If someone told you they wanted you to bid on something that was free and unlimited, how much would you offer? In the latest round of FCC spectrum auctions (which have been taking place since 1994) the answer this time around was about $16 billion for rights to use the 700 MHz frequency. The winners were Verizon and AT&T with Google playing the part of the happy loser.
At the risk of hearing from every ham radio operator, unemployed engineer and smart aleck grad student in the U.S., I’d like to venture the idea that frequency allocation to prevent carriers from bumping into one another is so last century. The idea that a government agency could auction and big name companies would bid billions for frequency is one of those activities which some future generation will look back in wonder. Larry Lessig has done some interesting writing in the topic of frequency allocation.

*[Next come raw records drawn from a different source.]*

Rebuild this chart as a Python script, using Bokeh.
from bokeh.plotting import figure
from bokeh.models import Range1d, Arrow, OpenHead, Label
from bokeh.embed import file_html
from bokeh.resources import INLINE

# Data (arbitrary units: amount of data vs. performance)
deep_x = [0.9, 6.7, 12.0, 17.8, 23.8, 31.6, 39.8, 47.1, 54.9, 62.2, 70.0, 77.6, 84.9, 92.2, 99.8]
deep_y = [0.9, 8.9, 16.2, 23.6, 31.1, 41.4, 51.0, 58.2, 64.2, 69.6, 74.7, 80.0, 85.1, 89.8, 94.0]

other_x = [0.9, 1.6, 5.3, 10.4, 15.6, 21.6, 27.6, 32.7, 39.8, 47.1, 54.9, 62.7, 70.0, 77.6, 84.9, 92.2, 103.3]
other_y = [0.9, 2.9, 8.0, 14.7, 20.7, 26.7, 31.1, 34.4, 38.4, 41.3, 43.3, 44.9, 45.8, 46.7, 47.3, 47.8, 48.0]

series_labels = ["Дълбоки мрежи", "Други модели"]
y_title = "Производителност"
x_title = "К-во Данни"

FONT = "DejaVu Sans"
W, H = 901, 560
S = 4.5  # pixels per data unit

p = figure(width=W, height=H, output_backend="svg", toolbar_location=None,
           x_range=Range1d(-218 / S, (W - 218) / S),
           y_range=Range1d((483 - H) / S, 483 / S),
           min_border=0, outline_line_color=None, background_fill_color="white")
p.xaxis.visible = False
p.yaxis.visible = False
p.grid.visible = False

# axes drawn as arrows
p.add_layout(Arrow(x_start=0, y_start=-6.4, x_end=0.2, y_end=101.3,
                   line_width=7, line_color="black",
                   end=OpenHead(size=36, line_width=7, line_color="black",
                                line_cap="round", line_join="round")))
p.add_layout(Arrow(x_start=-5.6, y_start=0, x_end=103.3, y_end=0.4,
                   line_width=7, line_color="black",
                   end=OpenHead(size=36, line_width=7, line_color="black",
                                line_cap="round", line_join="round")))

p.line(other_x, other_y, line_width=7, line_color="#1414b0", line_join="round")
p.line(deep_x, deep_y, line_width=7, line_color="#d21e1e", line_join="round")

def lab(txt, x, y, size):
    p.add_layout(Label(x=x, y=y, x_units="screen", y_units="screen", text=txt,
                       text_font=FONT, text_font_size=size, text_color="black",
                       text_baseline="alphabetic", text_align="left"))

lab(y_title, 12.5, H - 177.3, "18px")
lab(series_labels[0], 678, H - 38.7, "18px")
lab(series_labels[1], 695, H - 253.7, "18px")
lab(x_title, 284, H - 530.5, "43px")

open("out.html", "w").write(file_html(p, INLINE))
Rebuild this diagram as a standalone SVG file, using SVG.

The current idea of selling frequencies strikes me a lot like the idea of selling off the interstate highway system. Why not just sell Route 93 to the highest bidder and let them charge for highway use? Or maybe a low bidder could grab up a couple miles of Route 190 in South Dakota, or maybe just the breakdown lane? Come to think of it, I believe they do put out those rest area restaurants to bid? Whatever happened to HoJo’s?
Frequency bumping was a big issue in the analog days, but digital technology eliminates a lot of those bumping issues. And while technology cannot solve every issue facing mankind, tech can go a long way to making those frequencies ranging from very low (3-30Hz, which is like submarines communicating) to extremely high frequency (3–300 GHz which is radio astronomy land) overcome range, reception and distribution issues. It would be a good use of the proceeds from the FCC auctions to apply those funds to communications breakthroughs in relatively unused frequency areas.
Anyway, I see that Google is claiming success in using the auction process to opening up the airwaves and recently Sprint and a few other companies have teamed up to give WiMax one more attempt at relevancy. Goes to show that if you can create the illusion of scarcity out of something that is everywhere and limitless, you can make a lot of money. Over and out.